- Born: 9 February 1963 (age 62) Hofheim, Hesse, West Germany
- Education: Frankfurt University of Music and Performing Arts
- Occupations: Classical soprano; Academic teacher;
- Organization: Hochschule für Musik Saar
- Website: www.ruthziesak.de

= Ruth Ziesak =

German soprano in opera and concert (born 1963)

Ruth Ziesak (born 9 February 1963) is a German soprano in opera and concert.

== Career ==
Ruth Ziesak studied voice at the Frankfurt University of Music and Performing Arts with Elsa Cavelti and Christoph Prégardien. She has been a member of the Municipal Theatre Heidelberg since 1988 and the Deutsche Oper am Rhein in 1990.

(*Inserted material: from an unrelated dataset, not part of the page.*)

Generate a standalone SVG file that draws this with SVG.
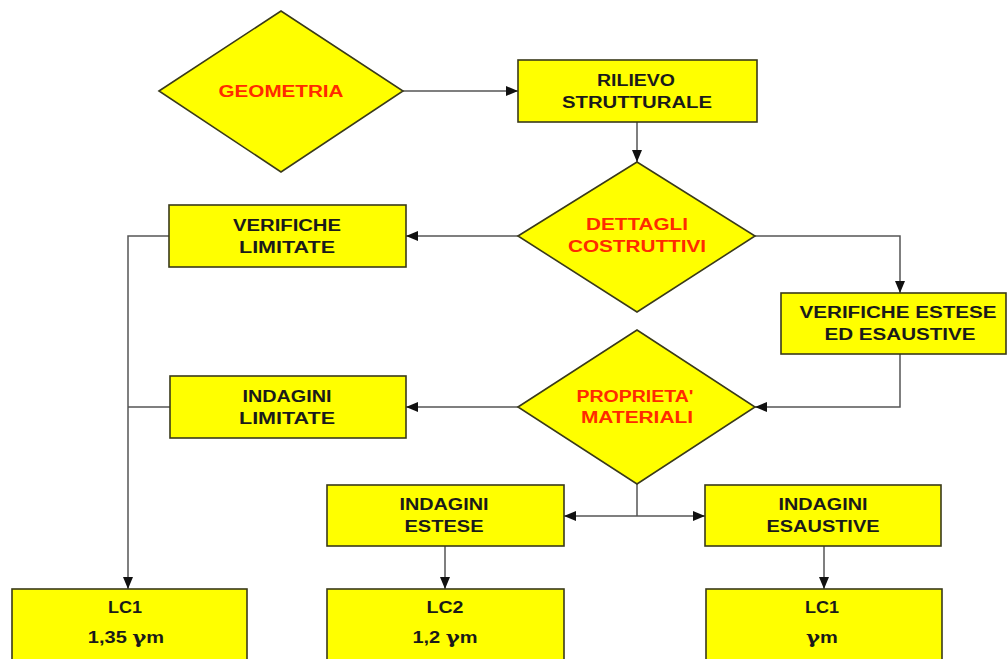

She appeared in roles of Mozart's operas, such as Pamina in The Magic Flute (at the Salzburg Festival 1991 and recorded with Georg Solti), Servilia in La clemenza di Tito (recorded with Nikolaus Harnoncourt) or the Countess in Le nozze di Figaro in Glyndebourne and with the Zurich Opera.

In concert she appeared and recorded with the Berliner Barock-Compagney and took part in the project of Ton Koopman to record the complete vocal works of Johann Sebastian Bach with the Amsterdam Baroque Orchestra & Choir. In 2011 she performed the Liebesliederwalzer of Brahms and Spanische Liebeslieder op. 138 of Schumann with Anke Vondung, Werner Güra and Konrad Jarnot at the Rheingau Musik Festival at Schloss Johannisberg.

As a Lieder singer she gave recitals at the festivals Kissinger Sommer and Heidelberger Frühling in collaboration with the pianists Gerold Huber and András Schiff.

She is on the faculty of the Hochschule für Musik Saar.